During the outage we were able to offer all of our online services without interruption. We were monitoring the remaining UPS runtime and room temperature constantly. Every half hour we discussed whether we should move our services so that they were running from our backup datacentre, though power returned before this was necessary.
Whilst services continued we did have some issues around communications. One problem area was our phone system. Desktop handsets were not receiving power, even though our VoIP server was running, so no calls were getting through. It did take some time to put up an auto-response message, and we have now changed the system configuration so that this is much easier to do.

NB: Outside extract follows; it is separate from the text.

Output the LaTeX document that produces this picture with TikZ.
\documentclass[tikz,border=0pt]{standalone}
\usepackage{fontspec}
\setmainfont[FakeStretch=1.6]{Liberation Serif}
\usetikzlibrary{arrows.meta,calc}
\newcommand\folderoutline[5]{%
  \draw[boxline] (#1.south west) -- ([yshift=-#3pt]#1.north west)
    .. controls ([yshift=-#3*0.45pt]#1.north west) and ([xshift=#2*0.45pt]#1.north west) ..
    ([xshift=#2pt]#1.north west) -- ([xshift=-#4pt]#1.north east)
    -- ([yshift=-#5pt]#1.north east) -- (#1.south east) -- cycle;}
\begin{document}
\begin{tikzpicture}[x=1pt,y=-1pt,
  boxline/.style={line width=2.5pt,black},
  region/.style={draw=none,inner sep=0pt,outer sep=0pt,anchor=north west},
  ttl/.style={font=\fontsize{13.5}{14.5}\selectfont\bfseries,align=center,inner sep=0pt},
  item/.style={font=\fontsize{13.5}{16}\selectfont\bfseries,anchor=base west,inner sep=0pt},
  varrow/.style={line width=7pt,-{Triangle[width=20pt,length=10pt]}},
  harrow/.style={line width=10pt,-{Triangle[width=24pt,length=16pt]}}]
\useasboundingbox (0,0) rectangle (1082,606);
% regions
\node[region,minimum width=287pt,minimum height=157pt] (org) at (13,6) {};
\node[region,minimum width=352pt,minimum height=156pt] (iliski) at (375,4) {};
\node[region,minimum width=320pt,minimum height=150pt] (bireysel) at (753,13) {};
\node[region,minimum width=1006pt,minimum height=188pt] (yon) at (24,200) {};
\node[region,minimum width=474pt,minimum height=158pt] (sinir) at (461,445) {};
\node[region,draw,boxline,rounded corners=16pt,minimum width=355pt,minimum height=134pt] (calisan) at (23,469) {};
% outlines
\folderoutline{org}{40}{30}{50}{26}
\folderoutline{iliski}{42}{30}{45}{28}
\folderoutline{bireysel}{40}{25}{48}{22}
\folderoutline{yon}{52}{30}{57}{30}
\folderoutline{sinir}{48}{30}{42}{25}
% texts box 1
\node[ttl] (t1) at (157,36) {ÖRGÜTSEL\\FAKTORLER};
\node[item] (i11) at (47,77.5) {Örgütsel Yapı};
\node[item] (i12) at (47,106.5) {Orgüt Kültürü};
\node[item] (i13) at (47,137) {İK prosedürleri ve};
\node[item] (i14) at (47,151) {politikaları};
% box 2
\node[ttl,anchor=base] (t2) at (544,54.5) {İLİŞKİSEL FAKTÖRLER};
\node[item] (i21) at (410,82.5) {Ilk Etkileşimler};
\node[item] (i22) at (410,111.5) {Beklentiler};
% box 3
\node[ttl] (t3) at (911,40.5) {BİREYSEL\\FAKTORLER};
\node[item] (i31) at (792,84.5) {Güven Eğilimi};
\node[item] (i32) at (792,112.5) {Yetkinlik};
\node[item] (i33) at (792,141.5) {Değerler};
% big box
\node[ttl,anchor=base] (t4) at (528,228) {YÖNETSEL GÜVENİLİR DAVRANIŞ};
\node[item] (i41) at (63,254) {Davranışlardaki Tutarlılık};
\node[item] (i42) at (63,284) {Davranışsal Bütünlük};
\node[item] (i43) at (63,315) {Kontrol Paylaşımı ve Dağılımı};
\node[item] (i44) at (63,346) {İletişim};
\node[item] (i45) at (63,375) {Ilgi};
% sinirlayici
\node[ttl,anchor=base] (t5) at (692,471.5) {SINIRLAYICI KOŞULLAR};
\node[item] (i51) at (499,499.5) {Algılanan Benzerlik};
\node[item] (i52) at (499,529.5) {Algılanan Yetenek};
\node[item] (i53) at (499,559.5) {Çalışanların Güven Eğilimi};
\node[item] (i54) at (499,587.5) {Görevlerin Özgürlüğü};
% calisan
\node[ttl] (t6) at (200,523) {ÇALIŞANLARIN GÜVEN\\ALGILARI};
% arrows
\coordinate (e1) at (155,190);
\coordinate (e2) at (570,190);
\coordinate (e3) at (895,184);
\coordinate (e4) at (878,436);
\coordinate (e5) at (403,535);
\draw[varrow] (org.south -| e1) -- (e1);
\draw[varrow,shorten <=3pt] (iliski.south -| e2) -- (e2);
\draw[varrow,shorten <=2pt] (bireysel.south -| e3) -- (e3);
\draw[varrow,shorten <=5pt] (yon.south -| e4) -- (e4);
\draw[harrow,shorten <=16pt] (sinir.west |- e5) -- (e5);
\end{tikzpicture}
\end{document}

We put a notice up on the website to notify anyone trying to contact us that we were having power related problems. This notice stated that the problems were due to a ‘power outage in the Oxford area’. This was not true. The original problem had been widespread, but the issues we were seeing were local to our building. At first we in the technical department thought that this was deliberate obfuscation to absolve Nominet of responsibility for the problems we were seeing. I now believe this was an honest mistake caused by miscommunication during a stressful time. But I do think that as a principle we should be honest about what caused our localised problems. The event post mortem highlighted that we needed a better structure for internal communication during emergencies.
So, what went wrong? I designed the power resiliency for our Oxford HQ, and I believe that my design was right despite the failure we saw on that Friday. Any services which cannot suffer interruption are protected by redundant UPS. Those which can suffer a small amount of downtime will be powered by the on-site generator in the event of power loss to the building. Testing had shown that the generator worked when needed. We should not have seen any outage longer than a few minutes on these non-critical services. However, a momentary loss of one phase into the building had tripped the Motorised Mains Circuit Breaker (MMCB). This fault condition does not automatically start the generator, indeed it prevented us from switching it on manually. Electrical engineering is not my forte, and I am still trying to understand why it was configured like this, though I have been assured it is standard practice.
The solution turned out to be very simple. The MMCB was reset and power returned. The post mortem identified that there was a gap in our knowledge of how the power was provided to the building. We now have that knowledge, but we are also considering retro-fitting a Building Monitoring System (BMS). This was considered during the building design stage but rejected on cost-benefit grounds.
I would like to thank Andy from A1 Electrical who, despite not being bound by a support contract, arrived promptly, diagnosed and fixed the problem.